One of the earliest professional painters born in Australia, William Charles Piguenit was mainly self-taught, drawing his inspiration from European romanticism with an emphasis on motifs of heavy grandeur. Known for his Tasmanian landscapes, Piguenit’s paintings portray nature in terms of its infinite mystery combined with a topographical essence of its features, and are related to the work of émigré Australian artists, Eugene von Guérard and Nicholas Chevalier.
Son of a convict transported to Van Diemen’s Land in 1830, William Charles Piguenit was born in Hobart, Tasmania, in 1836. He worked in the Tasmanian Lands and Survey Department from 1850 as a draughtsman and mapmaker, where he learned lithography from Frank Dunnett and Robin Vaughan Hood and developed an interest in photography.
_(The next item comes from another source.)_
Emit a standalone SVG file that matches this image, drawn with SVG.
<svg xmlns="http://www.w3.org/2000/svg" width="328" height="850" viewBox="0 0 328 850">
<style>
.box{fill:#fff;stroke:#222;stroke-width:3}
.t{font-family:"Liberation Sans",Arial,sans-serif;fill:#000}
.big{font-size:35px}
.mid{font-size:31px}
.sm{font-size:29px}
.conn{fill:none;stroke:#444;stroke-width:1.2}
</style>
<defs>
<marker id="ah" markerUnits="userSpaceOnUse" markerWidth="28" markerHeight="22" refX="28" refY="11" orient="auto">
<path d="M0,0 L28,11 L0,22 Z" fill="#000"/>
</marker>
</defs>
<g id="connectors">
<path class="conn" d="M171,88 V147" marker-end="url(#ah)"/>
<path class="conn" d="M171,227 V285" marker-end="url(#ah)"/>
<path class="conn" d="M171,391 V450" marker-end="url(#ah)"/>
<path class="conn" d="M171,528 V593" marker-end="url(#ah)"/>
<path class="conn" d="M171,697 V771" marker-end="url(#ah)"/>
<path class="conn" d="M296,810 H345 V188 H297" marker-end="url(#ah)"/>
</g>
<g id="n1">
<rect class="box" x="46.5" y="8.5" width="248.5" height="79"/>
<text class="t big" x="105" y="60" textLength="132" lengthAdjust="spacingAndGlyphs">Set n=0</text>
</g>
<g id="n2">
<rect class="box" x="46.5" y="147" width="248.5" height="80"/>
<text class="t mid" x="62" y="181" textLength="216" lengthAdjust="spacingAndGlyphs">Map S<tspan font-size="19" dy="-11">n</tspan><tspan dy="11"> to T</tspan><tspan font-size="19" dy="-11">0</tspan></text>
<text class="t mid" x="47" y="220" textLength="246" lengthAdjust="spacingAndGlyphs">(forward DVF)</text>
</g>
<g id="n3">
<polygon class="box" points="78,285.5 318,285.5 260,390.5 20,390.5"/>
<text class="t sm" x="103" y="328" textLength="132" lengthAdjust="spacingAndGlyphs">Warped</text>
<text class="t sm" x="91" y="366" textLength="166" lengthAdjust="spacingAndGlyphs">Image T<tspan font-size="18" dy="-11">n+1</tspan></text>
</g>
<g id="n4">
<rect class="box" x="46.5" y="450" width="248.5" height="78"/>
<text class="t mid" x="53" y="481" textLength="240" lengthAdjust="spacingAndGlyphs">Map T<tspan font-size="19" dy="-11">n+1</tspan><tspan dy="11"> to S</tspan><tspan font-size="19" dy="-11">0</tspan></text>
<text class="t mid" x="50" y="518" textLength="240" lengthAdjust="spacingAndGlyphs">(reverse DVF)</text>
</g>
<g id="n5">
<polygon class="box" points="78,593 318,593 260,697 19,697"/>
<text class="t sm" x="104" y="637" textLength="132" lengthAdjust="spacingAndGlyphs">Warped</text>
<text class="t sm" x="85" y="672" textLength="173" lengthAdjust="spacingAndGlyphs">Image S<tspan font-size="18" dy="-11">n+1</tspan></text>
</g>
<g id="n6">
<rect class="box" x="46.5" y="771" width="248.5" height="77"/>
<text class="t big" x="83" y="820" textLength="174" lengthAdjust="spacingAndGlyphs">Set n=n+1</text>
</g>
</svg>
After leaving the survey office in 1872, he began making sketching and photography trips to remote and spectacular regions in Tasmania, including Lake St Clair in 1873. He exhibited photographs and paintings of wilderness scenes throughout the 1870s.
Piguenit moved to Sydney in 1880, settling in Hunter’s Hill with his family and travelling extensively in search of landscape subjects. He achieved early success through public patronage, regularly exhibited paintings in Tasmania and mainland Australia, and joined art societies in Sydney, Melbourne, and Auckland. His striking landscape Mount Olympus, Lake St Clair, Tasmania, source of the Derwent 1875 was the first oil painting by an Australian-born artist to be acquired through public subscription by the newly formed Art Gallery of New South Wales in 1875. Evoking a sublime majesty through a masterful orchestration of earth, water and sky, Piguenit departed from earlier colonial artists in such works by placing an emphasis on atmospheric conditions of mist and clouds that enhanced the drama of his subjects.
That same year, Piguenit joined an artists’ and photographers’ camp in the Grose Valley in the Blue Mountains. Continued patronage by the Gallery enabled him to tour New South Wales and Tasmania, providing fresh inspiration for his grand, sweeping landscapes and measured studies of the natural environment for which he often relied on photographs as references. Recalling his earlier Tasmanian compositions, The Upper Nepean 1889 presents a pristine riverscape obscured by mist in which two men scurrying round rocks in the middle ground exude a sense of dwarfed human agency in the face of an overpowering nature. Indebted to 19th-century German romantic painting, the work also displays a sense of curiosity and awe that typifies Australian landscape art preceding the first consolidation of a national school in the later 1880s.
In 1895, Piguenit painted the grand history painting The flood in the Darling 1890 1895, one of several ambitious canvases produced in response to the devastating rains that inundated the western region of New South Wales that year. The largest flood recorded since 1864, waters broke the embankment and submerged the remote township of Bourke – an event Piguenit witnessed firsthand. However, rather than depicting the destroyed buildings, railway lines and loss of human life and livestock, he focuses on the calm after the deluge, presenting a symphonic celebration of sky, land and water with ibises the only living creatures populating the tranquil scene. A review in the Sydney Morning Herald described the landscape as ‘full of poetry’, highlighting in particular the ‘long line of melancholy silver light, which forms the horizon across nearly the entire canvas’ and ‘the beautiful foreground of water and waving reeds’.
Visiting England and Wales in 1898 and 1900, Piguenit continued to paint well into the 20th century. In 1903 he completed the commanding mountainous landscape Kosciusko, commissioned by the trustees of the Art Gallery of New South Wales. In his majestic depiction of the continent’s highest peak, he transforms the wilderness landscape into a national subject evoking the enormity of the Federation of Australia in 1901.
Piguenit’s landscapes were included in the exhibition 100 Years of Australian Painting, held at the Art Gallery of New South Wales in 1948, and featured in the 1993 touring exhibition, W.C. Piguenit 1836-1914.